Open letter to David Willetts from the Council for College and University English


CHAIR of CCUE                       
Professor Linda Anderson
School of English Literature,
Language and Linguistics
Newcastle University
Newcastle Upon Tyne NE1 7RU   
Tel: 0191 2228059
           
                                  6th December, 2010


 To the Right Honourable David Willetts,


Open Letter from the Council for College and University English

As University teachers of English, we urge you to reconsider your proposals for the withdrawal of public funding for the teaching of the Humanities and Social Sciences.

We are deeply concerned both by the rapidity with which decisions are being made, and the ill-considered assumptions that underlie the proposals. According to the Browne report, just fifty hours of panel time have been devoted to ‘scrutinising the evidence, examining the options for reform and testing the recommendations’. A week, or slightly more, to remodel the entire basis of teaching in Britain’s Universities?

It is not clear to us that the market alone is an effective way of managing higher education; nor does it appear that any serious work has been done to predict the ways in which the proposed changes to that market will affect Higher Education institutions and the national and regional economies across the UK. The proposals are based upon assumptions about the different levels of economic and social utility of subjects in the Arts and Humanities on the one hand and those in the so called STEM area on the other. But the evidence of the last fifty years of Higher Education has demonstrated clearly that the skills, experiences and ideas that ‘non- priority’ subjects such as English provide are as fundamental to business as they are to the public sector.

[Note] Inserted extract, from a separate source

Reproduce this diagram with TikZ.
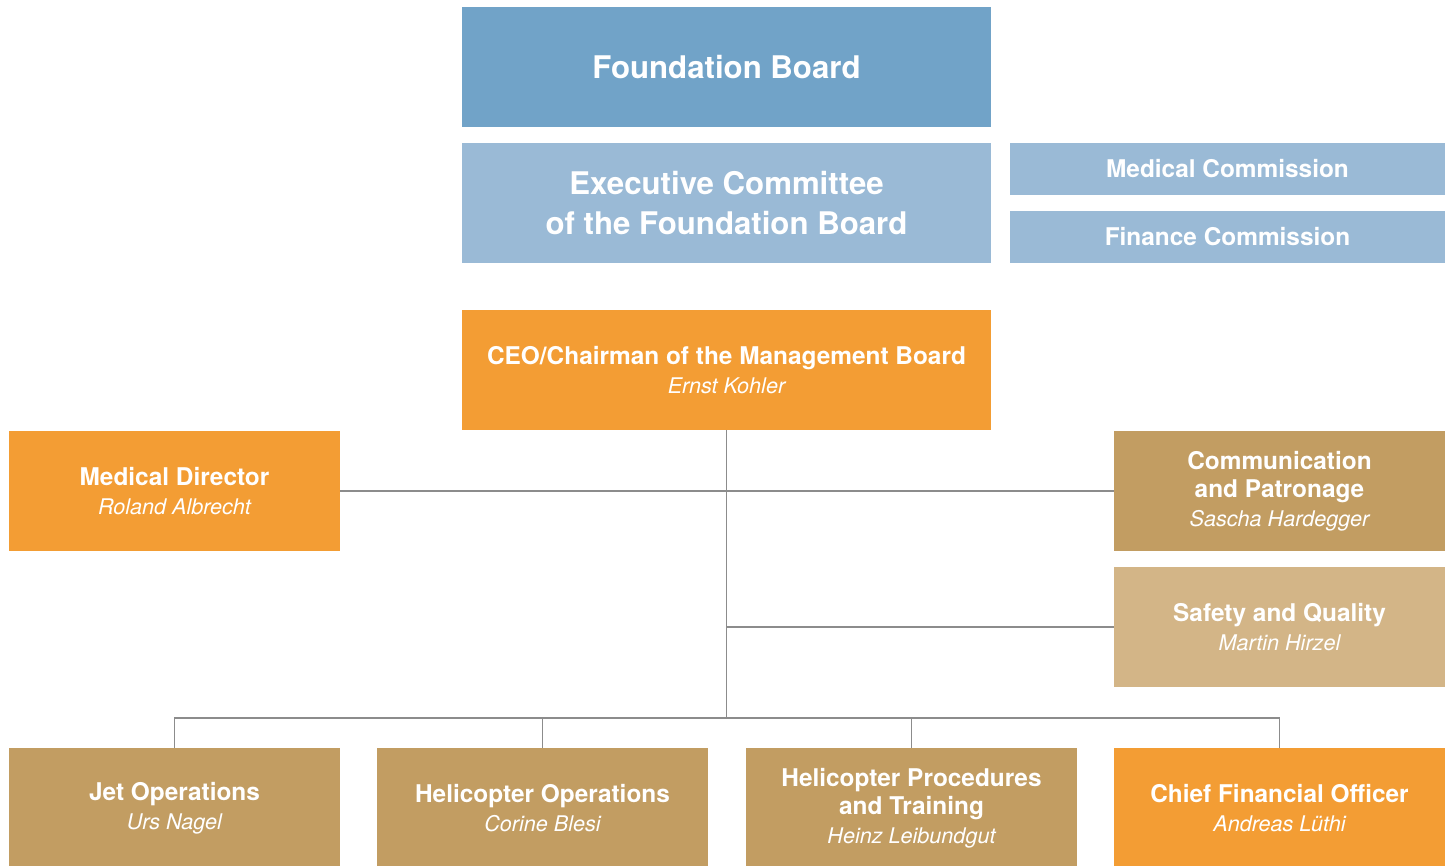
\documentclass[tikz,border=0pt]{standalone}
\usepackage{fontspec}
\setmainfont{TeX Gyre Heros}
\definecolor{boardblue}{HTML}{71A3C8}
\definecolor{paleblue}{HTML}{9ABAD6}
\definecolor{mgmtorange}{HTML}{F39D34}
\definecolor{unitgold}{HTML}{C29D62}
\definecolor{palegold}{HTML}{D3B587}
\definecolor{linegray}{HTML}{8C8C8C}
\tikzset{
  unit/.style={rectangle, inner sep=0pt, text=white, align=center,
    minimum width=165.5pt, minimum height=60pt, font=\fontsize{12.2}{14}\selectfont\bfseries},
  board/.style={unit, minimum width=264.5pt, font=\fontsize{15.6}{20}\selectfont\bfseries},
  commission/.style={unit, minimum width=217.5pt, minimum height=26pt, fill=paleblue},
  conn/.style={draw=linegray, line width=0.75pt}
}
\newcommand{\who}[1]{\\[0.5pt]{\fontsize{10.8}{14}\selectfont\mdseries\itshape #1}}
\begin{document}
\begin{tikzpicture}[x=0.5pt, y=-0.5pt]
  \useasboundingbox (0,0) rectangle (1453,866);
  \clip (0,0) rectangle (1453,866);

  % supervisory bodies
  \node[board, fill=boardblue] (fb) at (726.5,67) {Foundation Board};
  \node[board, fill=paleblue] (ec) at (726.5,203) {Executive Committee\\of the Foundation Board};
  \node[commission] (medcom) at (1227.5,169) {Medical Commission};
  \node[commission] (fincom) at (1227.5,237) {Finance Commission};

  % management
  \node[board, fill=mgmtorange, font=\fontsize{12.2}{14}\selectfont\bfseries] (ceo) at (726.5,370)
    {CEO/Chairman of the Management Board\who{Ernst Kohler}};
  \node[unit, fill=mgmtorange] (meddir) at (174.5,491) {Medical Director\who{Roland Albrecht}};
  \node[unit, fill=unitgold] (comm) at (1279.5,491) {Communication\\and Patronage\who{Sascha Hardegger}};
  \node[unit, fill=palegold] (safety) at (1279.5,627) {Safety and Quality\who{Martin Hirzel}};

  % departments
  \node[unit, fill=unitgold] (jet) at (174.5,808) {Jet Operations\who{Urs Nagel}};
  \node[unit, fill=unitgold] (heliops) at (542.5,808) {Helicopter Operations\who{Corine Blesi}};
  \node[unit, fill=unitgold] (heliproc) at (911.5,808) {Helicopter Procedures\\and Training\who{Heinz Leibundgut}};
  \node[unit, fill=mgmtorange] (cfo) at (1279.5,808) {Chief Financial Officer\who{Andreas Lüthi}};

  % lines
  \coordinate (bus) at (726.5,718);
  \draw[conn] (ceo.south) -- (bus);
  \draw[conn] (meddir.east) -- (comm.west);
  \draw[conn] (ceo.south |- safety.west) -- (safety.west);
  \draw[conn] (jet.north) |- (bus) -| (cfo.north);
  \draw[conn] (heliops.north) -- (heliops.north |- bus);
  \draw[conn] (heliproc.north) -- (heliproc.north |- bus);
\end{tikzpicture}
\end{document}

Society will be poorer for a lack of public investment in the arts and humanities; but business will be too.

Across a wide range of sectors graduates in English bring immense value to UK culture and the UK economy, making use of the rigorous critical training and advanced communication skills provided by University departments.

How can it make sense – in economic or any other terms – to withdraw public support from the teaching of subjects such as English in our Universities, with no serious analysis of either the assumptions guiding the decisions or their likely effects?